Houston Mayor Annise Parker addresses the Creating Change conference in Houston Thursday night. Jessica Borges/Dallas Voice)

Houston Mayor Annise Parker addresses the crowd at the national Creating Change conference in Houston Thursday night. (Jessica Borges/Dallas Voice)

HOUSTON — Mayor Annise Parker was cheered to the stage by thousands of people when she was introduced Thursday evening as Mrs. Annise Parker at The National Conference on LGBT Equality: Creating Change.

Parker married her longtime partner earlier this month in California. She welcomed the applause during her welcome address at the conference, now in its 26th year, which is in Houston for the first time.

“You’re acting as if you’ve never seen a lesbian before,” Parker said. “And, yes, this what a lesbian mayor looks like.”

While conference organizers had hoped to hold the event in Houston when Parker was mayor — she’s now in her third and final term — Parker said she wanted to be a part of the experience that happens when thousands of LGBT activists and advocates converge for the national gathering.

“It was important for me to be here tonight because one, you’re my family,” she said. “Two, it is important for the rest of the United States and the rest of the state of Texas to experience what we do here at Creating Change, and I wanted to be a part of that.

“And I get to home to my new wife,” she added.

Parker, who said she lit up City Hall in rainbow colors for the conference, touched on her citywide elections and how LGBT people can create change by electing the right people to any office.

“I’m here to tell you elections matter,” she said. “And when you put someone in the state house or in the city council chamber or in the mayor’s office, you can make a difference in the lives of people that you will never meet and never see, but you know that you are transforming people’s lives.
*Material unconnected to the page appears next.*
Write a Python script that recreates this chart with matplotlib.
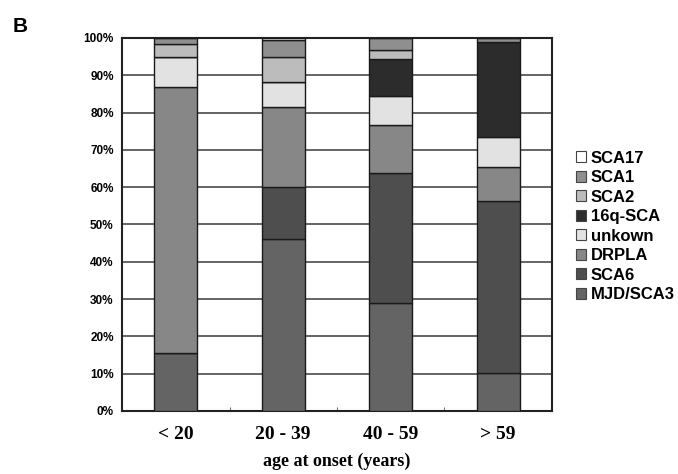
import matplotlib
matplotlib.use("Agg")
import matplotlib.pyplot as plt
import numpy as np

categories = ["< 20", "20 - 39", "40 - 59", "> 59"]
series_names = ["MJD/SCA3", "SCA6", "DRPLA", "unkown", "16q-SCA", "SCA2", "SCA1", "SCA17"]
mjd_sca3 = [15.5, 46.1, 28.9, 10.3]
sca6 = [0.0, 14.0, 35.0, 46.1]
drpla = [71.4, 21.3, 12.8, 8.9]
unkown = [8.0, 6.7, 7.6, 8.2]
q16_sca = [0.0, 0.0, 10.0, 25.5]
sca2 = [3.6, 6.9, 2.5, 0.0]
sca1 = [1.5, 4.5, 3.2, 1.0]
sca17 = [0.0, 0.5, 0.0, 0.0]
y_ticks = [0, 10, 20, 30, 40, 50, 60, 70, 80, 90, 100]

series_values = [mjd_sca3, sca6, drpla, unkown, q16_sca, sca2, sca1, sca17]
colors = ["#646464", "#4e4e4e", "#878787", "#e2e2e2", "#2c2c2c", "#bcbcbc", "#8f8f8f", "#ffffff"]

fig = plt.figure(figsize=(6.78, 4.74), dpi=100)
ax = fig.add_axes([0.180, 0.133, 0.634, 0.787])

x = np.arange(len(categories))
bottom = np.zeros(len(categories))
handles = []
for name, vals, c in zip(series_names, series_values, colors):
    v = np.array(vals)
    b = ax.bar(x, v, bottom=bottom, width=0.4, color=c, edgecolor="#1a1a1a",
               linewidth=1.0, label=name, zorder=3)
    handles.append(b)
    bottom += v

ax.set_xlim(-0.5, len(categories) - 0.5)
ax.set_ylim(0, 100)
ax.set_yticks(y_ticks)
ax.set_yticklabels([f"{t}%" for t in y_ticks], fontfamily="Liberation Sans",
                   fontweight="bold", fontsize=8.5)
ax.yaxis.grid(True, color="#3a3a3a", linewidth=1.1, zorder=1)
ax.set_axisbelow(True)
ax.tick_params(axis="y", length=0, pad=6)

ax.set_xticks(x)
ax.set_xticklabels(categories, fontfamily="Liberation Serif", fontweight="bold", fontsize=14)
ax.tick_params(axis="x", length=0, pad=11)
ax.set_xticks([0.5, 1.5, 2.5], minor=True)
ax.tick_params(axis="x", which="minor", direction="in", length=3, color="#555555")
ax.set_xlabel("age at onset (years)", fontfamily="Liberation Serif", fontweight="bold",
              fontsize=13, labelpad=7)

for s in ax.spines.values():
    s.set_linewidth(1.5)
    s.set_color("#222222")

leg = fig.legend(handles[::-1], series_names[::-1], loc="upper left",
                 bbox_to_anchor=(0.849, 0.682), frameon=False,
                 prop={"family": "Liberation Sans", "weight": "bold", "size": 12},
                 handlelength=0.65, handleheight=0.65, handletextpad=0.25,
                 labelspacing=0.27, borderaxespad=0, borderpad=0)
for h in leg.legend_handles:
    h.set_edgecolor("#444444")
    h.set_linewidth(0.8)

fig.text(0.018, 0.965, "B", fontfamily="Liberation Sans", fontweight="bold",
         fontsize=15, va="top", ha="left")

fig.savefig("out.png", dpi=100, facecolor="white")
And those mayors might do something like penning the most comprehensive nondiscrimination ordinance in the United States as their third executive act.”

Parker has said this term she plans to have the council pass a nondiscrimination ordinance similar to those in Dallas, Fort Worth, Austin and San Antonio.

She also said people could elect a mayor who supports marriage equality. Parker is a co-chair of Mayors for the Freedom to Marry, and she encouraged attendees to go by Freedom to Marry’s booth and email their mayors to support marriage equality.

And with such a diverse representation of the LGBT community, Parker ended by encouraging the community’s strength to focus on common goals instead of divisive factors.

“The most important thing that we can do here today, this evening and at this conference, is to look around at who’s here with us, look at the strength we have as a community, recognize that the differences that divide us are so much less than the things that unite us,” she said. “Our strength is powerful.”